Slowdive a depuis longtemps quitté les petitesses du monde du rock, ils en sont loin et préfèrent s’adonner à l’abandon. Le groupe construit un mur du son tout simplement confondant de densité, à base de réverb et de saturations, des effets sonores qui se recouvrent les unes aux autres, tandis que la basse et la batterie maintiennent une gravité d’ensemble (« She calls »). 
Les membres de Slowdive, pourtant gamins, restent imperturbables sous le feu de leurs distorsions (l’imposant et magnifique « Slowdive »), où les guitares résonnent dans ce brouhaha lyrique pour un constat nourri de regret. Neil Halstead et Rachel Goswell chantent tous deux de façon à ce que leurs voix angéliques se mélangent, lentement et suavement. 
Les derniers morceaux tirent encore plus vers l’abstraction.
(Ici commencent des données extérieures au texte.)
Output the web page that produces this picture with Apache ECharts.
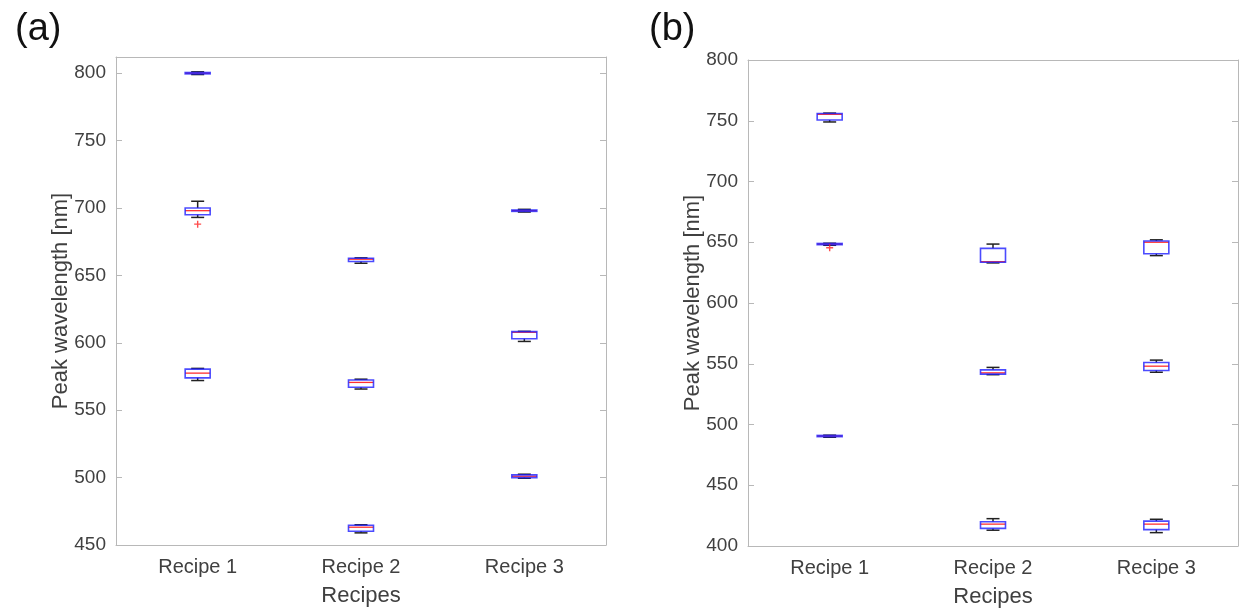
<!DOCTYPE html>
<html>
<head>
<meta charset="utf-8">
<script src="https://cdn.jsdelivr.net/npm/echarts@6/dist/echarts.min.js"></script>
<style>
  html, body { margin: 0; padding: 0; background: #fff; }
  #main { width: 1244px; height: 611px; }
</style>
</head>
<body>
<div id="main"></div>
<script>
// categories on the x axis
const categories = ['Recipe 1', 'Recipe 2', 'Recipe 3']

// panel (a): [category, min, q1, median, q3, max]
const boxesA = [
  [0, 799, 799.5, 800, 800.5, 801],
  [0, 693, 695, 698, 700, 705],
  [0, 572, 574, 577.5, 580.5, 581],
  [1, 659, 660.3, 662, 662.7, 663],
  [1, 565.7, 567, 570.6, 572.4, 573],
  [1, 459, 460.2, 463.2, 464.6, 465],
  [2, 697, 697.5, 698, 698.5, 699],
  [2, 601, 603, 607.8, 608.3, 608.5],
  [2, 499.5, 500, 501, 502, 502.5]
]
const outliersA = [[0, 688]]

// panel (b)
const boxesB = [
  [0, 749, 750.6, 755.3, 756, 756.3],
  [0, 647.5, 648, 648.5, 649, 649.2],
  [0, 489.5, 490, 490.5, 491, 491.2],
  [1, 633, 633.5, 634, 645, 648.5],
  [1, 541, 541.5, 542.5, 545, 547],
  [1, 413, 414.5, 418, 420, 422.5],
  [2, 639, 640.5, 650, 651, 652],
  [2, 543, 544.5, 548, 551, 553],
  [2, 411, 413.5, 418, 420.5, 422]
]
const outliersB = [[0, 645.5]]

const frameColor = '#b8b8b8'
const textColor = '#404040'
const font = 'Liberation Sans, Arial, sans-serif'

// draw one matlab-like box with the axes' own coords
function renderBox(params, api) {
  const x = api.value(0)
  const lo = api.coord([x, api.value(1)])
  const q1 = api.coord([x, api.value(2)])
  const med = api.coord([x, api.value(3)])
  const q3 = api.coord([x, api.value(4)])
  const hi = api.coord([x, api.value(5)])
  const cx = lo[0]
  const half = 12.5
  const cap = 6.5
  const black = { stroke: '#222', lineWidth: 1.5 }
  return {
    type: 'group',
    children: [
      { type: 'line', shape: { x1: cx, y1: hi[1], x2: cx, y2: q3[1] }, style: black },
      { type: 'line', shape: { x1: cx, y1: q1[1], x2: cx, y2: lo[1] }, style: black },
      { type: 'line', shape: { x1: cx - cap, y1: hi[1], x2: cx + cap, y2: hi[1] }, style: black },
      { type: 'line', shape: { x1: cx - cap, y1: lo[1], x2: cx + cap, y2: lo[1] }, style: black },
      {
        type: 'line',
        shape: { x1: cx - half, y1: med[1], x2: cx + half, y2: med[1] },
        style: { stroke: '#ff3030', lineWidth: 1.3 }
      },
      {
        type: 'rect',
        shape: { x: cx - half, y: q3[1], width: half * 2, height: Math.max(q1[1] - q3[1], 0.5) },
        style: { fill: 'rgba(255,255,255,0)', stroke: 'rgba(30,30,255,0.8)', lineWidth: 1.6 }
      }
    ]
  }
}

function xAxes(gridIndex) {
  return [
    {
      type: 'category',
      gridIndex: gridIndex,
      data: categories,
      name: 'Recipes',
      nameLocation: 'middle',
      nameGap: 40,
      nameTextStyle: { color: textColor, fontSize: 22, fontFamily: font },
      axisLine: { show: true, lineStyle: { color: frameColor } },
      axisTick: { inside: true, length: 6, alignWithLabel: true, lineStyle: { color: frameColor } },
      axisLabel: { color: textColor, fontSize: 20, fontFamily: font, margin: 12 },
      splitLine: { show: false }
    },
    {
      type: 'category',
      gridIndex: gridIndex,
      position: 'top',
      data: categories,
      axisLine: { show: true, lineStyle: { color: frameColor } },
      axisTick: { inside: true, length: 6, alignWithLabel: true, lineStyle: { color: frameColor } },
      axisLabel: { show: false },
      splitLine: { show: false }
    }
  ]
}

function yAxes(gridIndex, min, max) {
  const label = v => (v % 50 === 0 ? v : '')
  return [
    {
      type: 'value',
      gridIndex: gridIndex,
      min: min,
      max: max,
      interval: 50,
      name: 'Peak wavelength [nm]',
      nameLocation: 'middle',
      nameGap: 44,
      nameMoveOverlap: false,
      nameTextStyle: { color: textColor, fontSize: 22, fontFamily: font },
      axisLine: { show: true, lineStyle: { color: frameColor } },
      axisTick: { show: true, inside: true, length: 6, lineStyle: { color: frameColor } },
      axisLabel: { color: textColor, fontSize: 19, fontFamily: font, margin: 10, formatter: label },
      splitLine: { show: false }
    },
    {
      type: 'value',
      gridIndex: gridIndex,
      position: 'right',
      min: min,
      max: max,
      interval: 50,
      axisLine: { show: true, lineStyle: { color: frameColor } },
      axisTick: { show: true, inside: true, length: 6, lineStyle: { color: frameColor } },
      axisLabel: { show: false },
      splitLine: { show: false }
    }
  ]
}

const plusSymbol = 'path://M2,0H3V2H5V3H3V5H2V3H0V2H2Z'

const myChart = echarts.init(document.getElementById('main'))
myChart.setOption({
  animation: false,
  backgroundColor: '#fff',
  title: [
    { text: '(a)', left: 10, top: 6, textStyle: { fontSize: 38, fontWeight: 'normal', color: '#111', fontFamily: font } },
    { text: '(b)', left: 644, top: 6, textStyle: { fontSize: 38, fontWeight: 'normal', color: '#111', fontFamily: font } }
  ],
  grid: [
    { left: 116, top: 57, width: 490, height: 488, outerBoundsMode: 'none', containLabel: false },
    { left: 748, top: 60, width: 490, height: 486, outerBoundsMode: 'none', containLabel: false }
  ],
  xAxis: [...xAxes(0), ...xAxes(1)],
  yAxis: [...yAxes(0, 450, 812), ...yAxes(1, 400, 800)],
  series: [
    {
      type: 'custom',
      xAxisIndex: 0,
      yAxisIndex: 0,
      renderItem: renderBox,
      encode: { x: 0, y: [1, 2, 3, 4, 5] },
      data: boxesA
    },
    {
      type: 'scatter',
      xAxisIndex: 0,
      yAxisIndex: 0,
      symbol: plusSymbol,
      symbolSize: 7,
      itemStyle: { color: '#ff2020' },
      data: outliersA
    },
    {
      type: 'custom',
      xAxisIndex: 2,
      yAxisIndex: 2,
      renderItem: renderBox,
      encode: { x: 0, y: [1, 2, 3, 4, 5] },
      data: boxesB
    },
    {
      type: 'scatter',
      xAxisIndex: 2,
      yAxisIndex: 2,
      symbol: plusSymbol,
      symbolSize: 7,
      itemStyle: { color: '#ff2020' },
      data: outliersB
    }
  ]
})
</script>
</body>
</html>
Encore plus lentes, ils utilisent les guitares comme des nappes sonores féériques, éthérées et cotonneuses (« Albatross » ou « Golden Hair »), qui préfigurent ce que le groupe fera avec son premier album. Mais il est stupéfiant de constater, qu’en réalité, de nombreux groupes bien des années plus tard vont sonner comme ces premiers singles, reposées et aériens, à l’influence insoupçonnée.